On Thu, 2006-03-02 at 14:51 +0100, Markus Schulz wrote:
> > Why you don't use the existing overhead parameter? It's useless to
> > have two parameters which do the exact same thing (existing overhead
> > and your atm).
> > Only ATM Cell alignment must be added to rate table calculation.

The overhead and atm options don't do the "exact same 
thing".  If the atm option is present, tc includes the
atm cell alignment overheads in the rate table
calculation.  Otherwise it doesn't.

As atm cell overheads aren't a fixed amount (they vary
in a non-linear fashion between 6 and 202 bytes), you
can't use the overhead option to calculate them.

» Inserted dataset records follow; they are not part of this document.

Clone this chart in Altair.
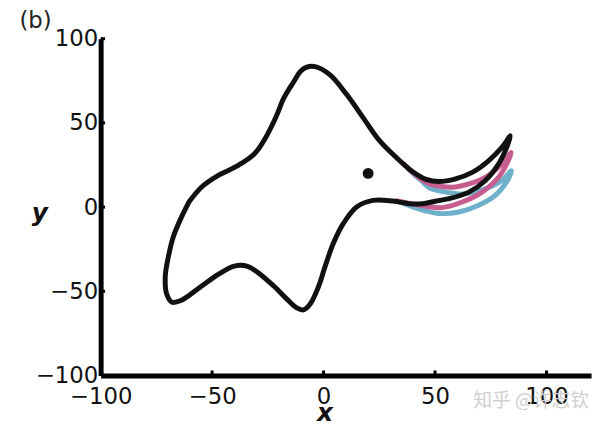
import altair as alt
import pandas as pd

# Black elephant outline, in drawing order
body_x = [-60.4, -63.7, -67.4, -69.6, -71.0, -70.4, -68.0, -64.0, -54.8, -47.4,
          -40.0, -34.1, -28.2, -22.2, -16.3, -12.0, -9.0, -6.0, -2.2, 0.7,
          4.4, 8.9, 14.8, 22.2, 31.1, 38.5, 44.5, 50.0, 56.3, 65.2,
          72.6, 78.5, 82.6, 83.8, 80.0, 74.0, 66.7, 59.2, 51.8, 46.0,
          40.0, 32.6, 25.2, 17.8, 10.4, 2.9, -3.7, -7.8, -10.4, -13.3,
          -17.8, -21.5, -26.0, -31.1, -38.5, -47.4, -54.8, -60.4]
body_y = [3.0, -5.8, -17.6, -29.4, -41.1, -51.5, -56.5, -55.5, -47.0, -40.1,
          -35.0, -35.2, -40.1, -47.0, -54.8, -59.8, -61.0, -57.5, -47.0, -35.2,
          -21.5, -9.7, 0.1, 4.0, 3.6, 2.0, 2.0, 3.5, 5.0, 8.9,
          15.8, 25.6, 37.0, 42.3, 35.4, 27.5, 20.6, 16.8, 15.2, 16.5,
          21.0, 29.5, 39.3, 53.0, 66.8, 78.5, 83.4, 83.0, 80.5, 74.6,
          64.8, 53.0, 41.2, 31.5, 24.6, 18.7, 11.8, 3.0]

# Pink trunk position
pink_x = [36.0, 41.0, 46.0, 50.4, 57.8, 65.2, 72.6, 80.0, 84.2, 83.0,
          78.5, 71.1, 62.2, 53.3, 45.9, 38.5, 33.0]
pink_y = [25.5, 19.5, 14.8, 12.8, 11.8, 13.8, 17.7, 25.6, 32.4, 28.0,
          17.7, 8.9, 3.0, -0.3, 0.5, 2.2, 3.6]

# Blue trunk position
blue_x = [38.0, 44.0, 47.4, 54.8, 63.7, 72.6, 80.0, 84.2, 83.2, 77.0,
          69.6, 60.7, 51.8, 45.9, 40.0, 33.0]
blue_y = [22.5, 15.5, 11.5, 8.9, 7.9, 10.9, 15.8, 21.6, 17.5, 6.9,
          1.1, -2.9, -3.8, -2.3, 0.1, 3.6]

# Eye
eye_x = [20.0]
eye_y = [20.0]

# Axis ticks
x_ticks = [-100, -50, 0, 50, 100]
y_ticks = [-100, -50, 0, 50, 100]

FONT = "DejaVu Sans"

def curve(xs, ys):
    return pd.DataFrame({"x": xs, "y": ys, "i": list(range(len(xs)))})

xscale = alt.Scale(domain=[-100, 120], nice=False, zero=False)
yscale = alt.Scale(domain=[-100, 100], nice=False, zero=False)

def line_layer(df, color):
    return alt.Chart(df).mark_line(
        color=color, strokeWidth=5, interpolate="catmull-rom",
        strokeCap="round", strokeJoin="round"
    ).encode(
        x=alt.X("x:Q", scale=xscale, title="x"),
        y=alt.Y("y:Q", scale=yscale, title="y"),
        order=alt.Order("i:Q"),
    )

blue = line_layer(curve(blue_x, blue_y), "#6eb0c9")
pink = line_layer(curve(pink_x, pink_y), "#c75d8f")

black = alt.Chart(curve(body_x, body_y)).mark_line(
    color="#111111", strokeWidth=5, interpolate="catmull-rom",
    strokeCap="round", strokeJoin="round"
).encode(
    x=alt.X("x:Q", scale=xscale, title="x",
            axis=alt.Axis(values=x_ticks)),
    y=alt.Y("y:Q", scale=yscale, title="y",
            axis=alt.Axis(values=y_ticks)),
    order=alt.Order("i:Q"),
)

eye = alt.Chart(pd.DataFrame({"x": eye_x, "y": eye_y})).mark_circle(
    color="#111111", size=120, opacity=1
).encode(x=alt.X("x:Q", title="x"), y=alt.Y("y:Q", title="y"))

xt = pd.DataFrame({"x": x_ticks[1:], "y": [-100] * 4, "y2": [-97] * 4})
xtick_layer = alt.Chart(xt).mark_rule(color="black", strokeWidth=3).encode(
    x=alt.X("x:Q", title="x"), y=alt.Y("y:Q", title="y"), y2="y2:Q")

yt = pd.DataFrame({"y": y_ticks[1:], "x": [-100] * 4, "x2": [-98.0] * 4})
ytick_layer = alt.Chart(yt).mark_rule(color="black", strokeWidth=3).encode(
    y=alt.Y("y:Q", title="y"), x=alt.X("x:Q", title="x"), x2="x2:Q")

panel = alt.Chart(pd.DataFrame({"t": ["(b)"]})).mark_text(
    font=FONT, fontSize=23, color="#222222", align="left", baseline="middle"
).encode(x=alt.value(-82), y=alt.value(-18), text="t:N")

mark_txt = alt.Chart(pd.DataFrame({"t": ["知乎 @许志钦"]})).mark_text(
    font="Noto Sans CJK SC", fontSize=19, color="#cfcfcf", align="left",
    baseline="middle"
).encode(x=alt.value(376), y=alt.value(366), text="t:N")

chart = alt.layer(
    blue, pink, black, eye, xtick_layer, ytick_layer, panel, mark_txt
).properties(
    width=495, height=340,
    autosize=alt.AutoSizeParams(type="none"),
    padding={"left": 93.5, "top": 29, "right": 6, "bottom": 51},
    background="white",
).configure_view(
    stroke=None
).configure_axis(
    grid=False, ticks=False, tickSize=0,
    domainColor="black", domainWidth=5,
    labelFont=FONT, labelFontSize=23, labelColor="#111111",
    labelFlush=False, labelOverlap=False,
    titleFont=FONT, titleFontSize=25, titleFontWeight="bold",
    titleFontStyle="italic", titleColor="#111111",
).configure_axisX(
    labelPadding=10, titleX=226, titleY=45, titleBaseline="alphabetic",
    titleAlign="center",
).configure_axisY(
    labelPadding=3, titleAngle=0, titleX=-62, titleY=176,
    titleBaseline="middle", titleAlign="center",
)

chart.save("out.html", embed_options={"renderer": "svg", "actions": False})
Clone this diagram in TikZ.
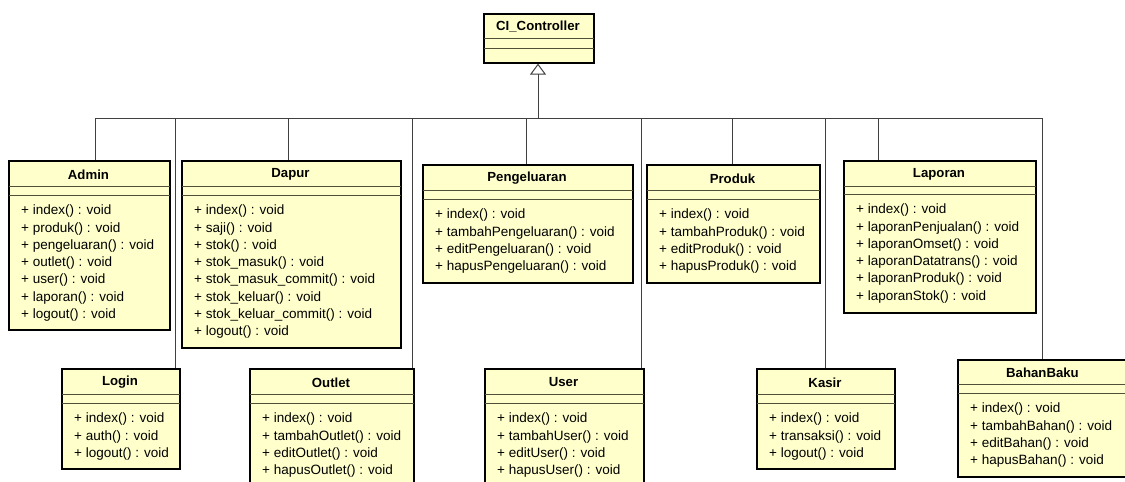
\documentclass[tikz,border=0pt]{standalone}
\usepackage{fontspec}
\setmainfont{Liberation Sans}
\usetikzlibrary{calc,arrows.meta}
\definecolor{classfill}{RGB}{255,255,204}
\definecolor{divcol}{RGB}{80,80,56}
\definecolor{linkcol}{RGB}{64,64,64}
\tikzset{
  classbox/.style={draw=black, line width=1.6pt, fill=classfill, inner sep=0pt, anchor=north west},
  divider/.style={draw=divcol, line width=1pt},
  classtitle/.style={font=\fontsize{13.2}{15}\selectfont\bfseries, inner sep=0pt, anchor=center},
  classops/.style={font=\fontsize{13.5}{17.3}\selectfont, inner sep=0pt, align=left, anchor=north west},
  link/.style={draw=linkcol, line width=1pt},
  inherit/.style={draw=linkcol, line width=1pt, -{Triangle[open, width=16pt, length=11pt, line width=1pt]}}
}
% #1 name, #2 x1, #3 y1, #4 x2, #5 y2, #6 div1, #7 div2, #8 title, #9 rows
\newcommand\umlclassbox[9]{%
  \node[classbox, minimum width={#4-#2}, minimum height={#5-#3}] (#1) at (#2,#3) {};
  \draw[divider] ($(#1.north west |- 0,#6)+(0.8,0)$) -- ($(#1.north east |- 0,#6)+(-0.8,0)$);
  \draw[divider] ($(#1.north west |- 0,#7)+(0.8,0)$) -- ($(#1.north east |- 0,#7)+(-0.8,0)$);
  \node[classtitle] (#1-t) at ({(#2+#4)/2},{(#3+#6)/2+1.5}) {#8};
  \node[classops] (#1-o) at ({#2+13},{#7+9.8}) {#9};
}
\begin{document}
\begin{tikzpicture}[x=1pt,y=-1pt]
\useasboundingbox (0,0) rectangle (1125,482);
\clip (0,0) rectangle (1125,482);
\fill[white] (0,0) rectangle (1125,482);

% superclass
\node[classbox, minimum width=110, minimum height=49] (ci) at (483,13) {};
\draw[divider] ($(ci.north west |- 0,38)+(0.8,0)$) -- ($(ci.north east |- 0,38)+(-0.8,0)$);
\draw[divider] ($(ci.north west |- 0,48)+(0.8,0)$) -- ($(ci.north east |- 0,48)+(-0.8,0)$);
\node[classtitle] (ci-t) at (538,27) {CI\_Controller};

% subclasses
\umlclassbox{admin}{8}{160}{169}{329}{186}{195}{Admin}{+ index() : void\\+ produk() : void\\+ pengeluaran() : void\\+ outlet() : void\\+ user() : void\\+ laporan() : void\\+ logout() : void}
\umlclassbox{dapur}{181}{160}{400}{347}{186}{195}{Dapur}{+ index() : void\\+ saji() : void\\+ stok() : void\\+ stok\_masuk() : void\\+ stok\_masuk\_commit() : void\\+ stok\_keluar() : void\\+ stok\_keluar\_commit() : void\\+ logout() : void}
\umlclassbox{peng}{422}{164}{632}{282}{190}{199}{Pengeluaran}{+ index() : void\\+ tambahPengeluaran() : void\\+ editPengeluaran() : void\\+ hapusPengeluaran() : void}
\umlclassbox{produk}{646}{164}{819}{282}{190}{199}{Produk}{+ index() : void\\+ tambahProduk() : void\\+ editProduk() : void\\+ hapusProduk() : void}
\umlclassbox{laporan}{843}{160}{1035}{312}{186}{194}{Laporan}{+ index() : void\\+ laporanPenjualan() : void\\+ laporanOmset() : void\\+ laporanDatatrans() : void\\+ laporanProduk() : void\\+ laporanStok() : void}
\umlclassbox{login}{61}{368}{179}{468}{394}{403}{Login}{+ index() : void\\+ auth() : void\\+ logout() : void}
\umlclassbox{outlet}{249}{368}{413}{492}{394}{403}{Outlet}{+ index() : void\\+ tambahOutlet() : void\\+ editOutlet() : void\\+ hapusOutlet() : void}
\umlclassbox{user}{484}{368}{643}{492}{394}{403}{User}{+ index() : void\\+ tambahUser() : void\\+ editUser() : void\\+ hapusUser() : void}
\umlclassbox{kasir}{756}{368}{894}{468}{394}{403}{Kasir}{+ index() : void\\+ transaksi() : void\\+ logout() : void}
\umlclassbox{bahan}{957}{359}{1128}{476}{384}{393}{BahanBaku}{+ index() : void\\+ tambahBahan() : void\\+ editBahan() : void\\+ hapusBahan() : void}

% inheritance tree
\coordinate (jci) at (538,118);
\coordinate (jadmin) at (95,118);
\coordinate (jlogin) at (175,118);
\coordinate (jdapur) at (288,118);
\coordinate (joutlet) at (412,118);
\coordinate (jpeng) at (526,118);
\coordinate (juser) at (641,118);
\coordinate (jprod) at (732,118);
\coordinate (jkasir) at (825,118);
\coordinate (jlap) at (878,118);
\coordinate (jbahan) at (1042,118);

\draw[link] (jadmin) -- (jbahan);
\draw[inherit] (jci) -- (ci.south -| jci);
\draw[link] (jadmin) -- (admin.north -| jadmin);
\draw[link] (jlogin) -- (login.north -| jlogin);
\draw[link] (jdapur) -- (dapur.north -| jdapur);
\draw[link] (joutlet) -- (outlet.north -| joutlet);
\draw[link] (jpeng) -- (peng.north -| jpeng);
\draw[link] (juser) -- (user.north -| juser);
\draw[link] (jprod) -- (produk.north -| jprod);
\draw[link] (jkasir) -- (kasir.north -| jkasir);
\draw[link] (jlap) -- (laporan.north -| jlap);
\draw[link] (jbahan) -- (bahan.north -| jbahan);
\end{tikzpicture}
\end{document}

> But it would be nice if this would be patched into upstream iproute 
> source. Then there is no need of patching for qos at adsl links.

Yes.

After posting my patch I went away and had a think, 
and realised that because of rounding issues my 
calculation of atm cell overhead would be wrong in 
some cases.  The only fix I could think of was to 
modify the kernel.

I was not aware of Jesper's adsl-optimiser patches 
until you pointed them out just now.  Having looked
at them two things stand out:

a.  Jesper had already come across the rate calculation 
    problem and had solved it.  His solution and my
    intended solution are the same.

    The problem is caused by the scaling of the packet
    size prior to looking up the rate table.  The
    easy solution is to add the overhead in the kernel,
    rather than having tc include the overhead in the
    pre-calculated rate table.  This is what Jesper's
    kernel patch does.

    (The rate table is indexed by packet size, and 
    returns the amount of time required to send a packet 
    of that size.  It is a fixed size table of 256 
    entries (0..255).  Since packets can be bigger than 
    255 bytes long, the packet size is first scaled so 
    it will fit into the 0..255 range.  Scaling is 
    achieved by dividing the packet size by a power of 2 
    (ie 1, 2, 4, 8, etc).  A scale factor of 8 handles 
    packet sizes of 1024..2047, so this is what most 
    links end up using.)

    If you don't patch the kernel, the rate calculated by
    the kernel will be wrong around 10% of the time (as
    opposed to very nearly 100% of the time if you don't
    use the patch at all).

2.  Jasper didn't make including the atm cell overhead
    optional - so it is included for all links, whether
    they use atm or not.  Thus he doesn't have an "atm"
    parameter.  This means it isn't general purpose, and
    could not be distributes as part of the standard tc
    package.

In any case, apart from those two relatively minor 
differences the two patches are the identical in what
they achieve and how they do it.

Personally, I didn't care much about any of this 
before VOIP because when it is all said and done, the 
3% error you get for large packet sizes is easily 
accounted for by just adjusting the rate accordingly.

That doesn't work when the error rate rises to 40%, as
it does for VOIP.  As VOIP is going to become a
significant part of internet traffic in the not too
distant future, I think it is time to consider including
some combination of these patches into the main line.